Work to complete: Where a line holds the word "with", copy that line.

- - - - -

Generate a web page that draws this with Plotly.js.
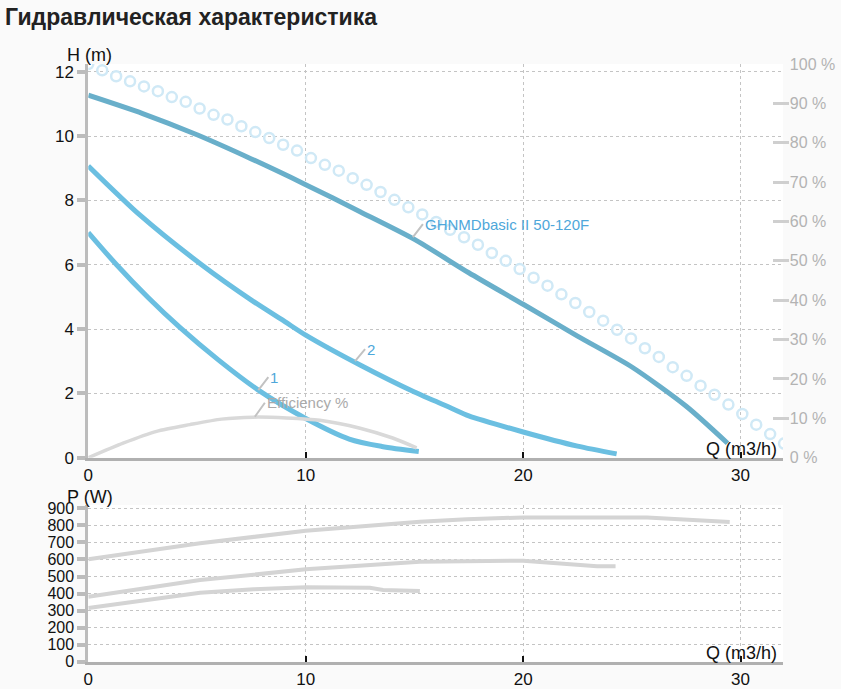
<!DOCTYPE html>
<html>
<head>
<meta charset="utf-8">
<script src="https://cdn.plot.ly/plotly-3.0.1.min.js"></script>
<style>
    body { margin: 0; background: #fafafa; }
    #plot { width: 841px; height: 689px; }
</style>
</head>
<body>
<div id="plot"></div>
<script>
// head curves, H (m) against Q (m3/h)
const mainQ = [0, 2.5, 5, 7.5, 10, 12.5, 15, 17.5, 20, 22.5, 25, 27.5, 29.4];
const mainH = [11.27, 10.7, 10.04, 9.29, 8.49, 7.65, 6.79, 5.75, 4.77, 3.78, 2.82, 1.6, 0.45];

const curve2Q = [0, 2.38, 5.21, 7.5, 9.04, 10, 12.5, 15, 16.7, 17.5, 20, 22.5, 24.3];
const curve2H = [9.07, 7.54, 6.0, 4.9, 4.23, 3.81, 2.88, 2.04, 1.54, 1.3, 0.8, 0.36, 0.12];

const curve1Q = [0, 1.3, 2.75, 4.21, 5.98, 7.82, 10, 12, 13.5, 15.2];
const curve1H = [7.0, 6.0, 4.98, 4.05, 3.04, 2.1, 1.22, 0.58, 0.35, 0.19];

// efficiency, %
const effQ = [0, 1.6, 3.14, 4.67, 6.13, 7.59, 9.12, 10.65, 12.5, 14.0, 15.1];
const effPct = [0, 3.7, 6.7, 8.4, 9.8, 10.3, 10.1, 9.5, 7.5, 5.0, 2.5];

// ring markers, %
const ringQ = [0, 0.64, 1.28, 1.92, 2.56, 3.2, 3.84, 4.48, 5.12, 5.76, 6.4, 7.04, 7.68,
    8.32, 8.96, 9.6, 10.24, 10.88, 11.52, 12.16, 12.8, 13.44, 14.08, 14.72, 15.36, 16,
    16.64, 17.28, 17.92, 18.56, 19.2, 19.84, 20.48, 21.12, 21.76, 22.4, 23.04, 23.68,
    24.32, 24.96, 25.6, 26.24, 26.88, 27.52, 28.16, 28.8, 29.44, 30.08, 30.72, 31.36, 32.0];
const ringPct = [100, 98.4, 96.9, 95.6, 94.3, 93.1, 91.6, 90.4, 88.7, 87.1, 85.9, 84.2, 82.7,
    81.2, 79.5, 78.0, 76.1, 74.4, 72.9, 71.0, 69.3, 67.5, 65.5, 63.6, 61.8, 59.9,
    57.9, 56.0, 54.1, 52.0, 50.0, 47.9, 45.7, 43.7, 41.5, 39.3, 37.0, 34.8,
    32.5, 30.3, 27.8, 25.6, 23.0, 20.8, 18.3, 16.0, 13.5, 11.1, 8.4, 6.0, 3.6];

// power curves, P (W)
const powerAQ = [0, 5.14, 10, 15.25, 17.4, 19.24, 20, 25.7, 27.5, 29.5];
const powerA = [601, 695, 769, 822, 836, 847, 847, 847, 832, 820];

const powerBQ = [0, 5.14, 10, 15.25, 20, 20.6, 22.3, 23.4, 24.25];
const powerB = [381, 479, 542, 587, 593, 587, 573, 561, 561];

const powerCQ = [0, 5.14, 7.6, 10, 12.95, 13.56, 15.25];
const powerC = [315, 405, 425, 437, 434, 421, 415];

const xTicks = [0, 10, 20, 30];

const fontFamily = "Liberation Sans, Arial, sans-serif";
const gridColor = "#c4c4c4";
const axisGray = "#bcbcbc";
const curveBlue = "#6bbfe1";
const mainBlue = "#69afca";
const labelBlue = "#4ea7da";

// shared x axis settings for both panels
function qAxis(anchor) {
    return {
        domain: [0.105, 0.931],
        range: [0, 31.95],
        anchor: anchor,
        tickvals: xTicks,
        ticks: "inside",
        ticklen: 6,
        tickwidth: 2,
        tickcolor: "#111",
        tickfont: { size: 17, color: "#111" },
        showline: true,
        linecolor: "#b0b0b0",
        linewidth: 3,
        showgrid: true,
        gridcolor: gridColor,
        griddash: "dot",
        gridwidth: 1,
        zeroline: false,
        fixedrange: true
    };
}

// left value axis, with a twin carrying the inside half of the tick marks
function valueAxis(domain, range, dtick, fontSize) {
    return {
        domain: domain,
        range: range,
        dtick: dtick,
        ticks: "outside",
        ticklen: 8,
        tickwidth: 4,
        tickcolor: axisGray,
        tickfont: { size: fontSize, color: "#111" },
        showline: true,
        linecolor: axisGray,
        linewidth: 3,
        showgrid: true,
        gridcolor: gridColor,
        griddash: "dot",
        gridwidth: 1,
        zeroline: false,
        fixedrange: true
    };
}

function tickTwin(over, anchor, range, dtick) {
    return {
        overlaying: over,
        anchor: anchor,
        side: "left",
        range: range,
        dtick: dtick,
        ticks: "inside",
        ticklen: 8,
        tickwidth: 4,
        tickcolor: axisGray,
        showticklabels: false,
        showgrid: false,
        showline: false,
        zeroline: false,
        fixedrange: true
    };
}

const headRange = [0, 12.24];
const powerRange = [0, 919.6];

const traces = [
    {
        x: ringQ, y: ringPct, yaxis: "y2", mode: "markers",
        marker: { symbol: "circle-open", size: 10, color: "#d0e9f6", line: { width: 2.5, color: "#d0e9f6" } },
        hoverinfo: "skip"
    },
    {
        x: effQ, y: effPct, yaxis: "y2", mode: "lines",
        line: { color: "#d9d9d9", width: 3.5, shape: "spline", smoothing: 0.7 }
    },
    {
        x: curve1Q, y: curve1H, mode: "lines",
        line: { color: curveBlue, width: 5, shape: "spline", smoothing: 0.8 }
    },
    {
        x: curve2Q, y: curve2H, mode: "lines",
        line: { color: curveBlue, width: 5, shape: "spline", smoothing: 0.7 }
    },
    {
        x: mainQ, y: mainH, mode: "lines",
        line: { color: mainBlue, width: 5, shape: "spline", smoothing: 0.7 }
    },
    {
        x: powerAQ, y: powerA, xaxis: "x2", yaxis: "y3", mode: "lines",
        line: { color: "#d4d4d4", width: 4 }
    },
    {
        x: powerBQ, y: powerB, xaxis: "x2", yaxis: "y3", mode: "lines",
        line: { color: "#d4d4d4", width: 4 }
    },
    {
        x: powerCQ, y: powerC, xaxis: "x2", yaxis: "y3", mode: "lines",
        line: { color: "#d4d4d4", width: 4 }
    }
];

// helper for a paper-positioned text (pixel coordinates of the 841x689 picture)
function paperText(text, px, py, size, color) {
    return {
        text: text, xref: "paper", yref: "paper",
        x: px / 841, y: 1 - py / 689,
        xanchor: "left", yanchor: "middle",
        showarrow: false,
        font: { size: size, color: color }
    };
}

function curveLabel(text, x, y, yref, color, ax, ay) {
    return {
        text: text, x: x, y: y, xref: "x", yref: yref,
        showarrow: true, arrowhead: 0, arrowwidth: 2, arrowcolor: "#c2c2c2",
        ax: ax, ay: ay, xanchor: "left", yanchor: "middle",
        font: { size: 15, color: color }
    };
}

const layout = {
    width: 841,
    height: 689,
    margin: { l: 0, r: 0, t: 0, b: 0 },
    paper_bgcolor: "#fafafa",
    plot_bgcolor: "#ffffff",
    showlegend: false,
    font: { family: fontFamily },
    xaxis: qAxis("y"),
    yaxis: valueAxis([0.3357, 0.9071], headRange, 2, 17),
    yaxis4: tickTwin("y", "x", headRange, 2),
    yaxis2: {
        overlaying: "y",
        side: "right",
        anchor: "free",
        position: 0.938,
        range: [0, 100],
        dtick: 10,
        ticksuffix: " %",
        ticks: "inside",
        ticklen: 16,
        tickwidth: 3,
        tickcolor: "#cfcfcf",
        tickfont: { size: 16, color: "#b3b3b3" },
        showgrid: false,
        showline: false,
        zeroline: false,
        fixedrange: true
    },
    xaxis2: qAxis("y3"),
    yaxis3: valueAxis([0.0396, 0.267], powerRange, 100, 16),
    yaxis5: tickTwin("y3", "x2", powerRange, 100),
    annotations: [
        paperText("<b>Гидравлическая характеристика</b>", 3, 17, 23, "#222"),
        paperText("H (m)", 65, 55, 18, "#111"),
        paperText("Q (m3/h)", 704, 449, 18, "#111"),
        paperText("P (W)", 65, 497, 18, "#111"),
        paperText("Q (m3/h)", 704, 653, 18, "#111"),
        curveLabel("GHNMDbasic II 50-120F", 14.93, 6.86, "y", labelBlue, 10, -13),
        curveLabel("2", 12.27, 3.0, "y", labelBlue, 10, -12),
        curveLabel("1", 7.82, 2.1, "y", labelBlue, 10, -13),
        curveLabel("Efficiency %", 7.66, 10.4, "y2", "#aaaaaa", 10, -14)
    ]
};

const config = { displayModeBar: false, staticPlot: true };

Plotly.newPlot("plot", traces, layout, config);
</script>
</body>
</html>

- - - - -

Exercise output:
Generate a web page that draws this with Plotly.js.
// left value axis, with a twin carrying the inside half of the tick marks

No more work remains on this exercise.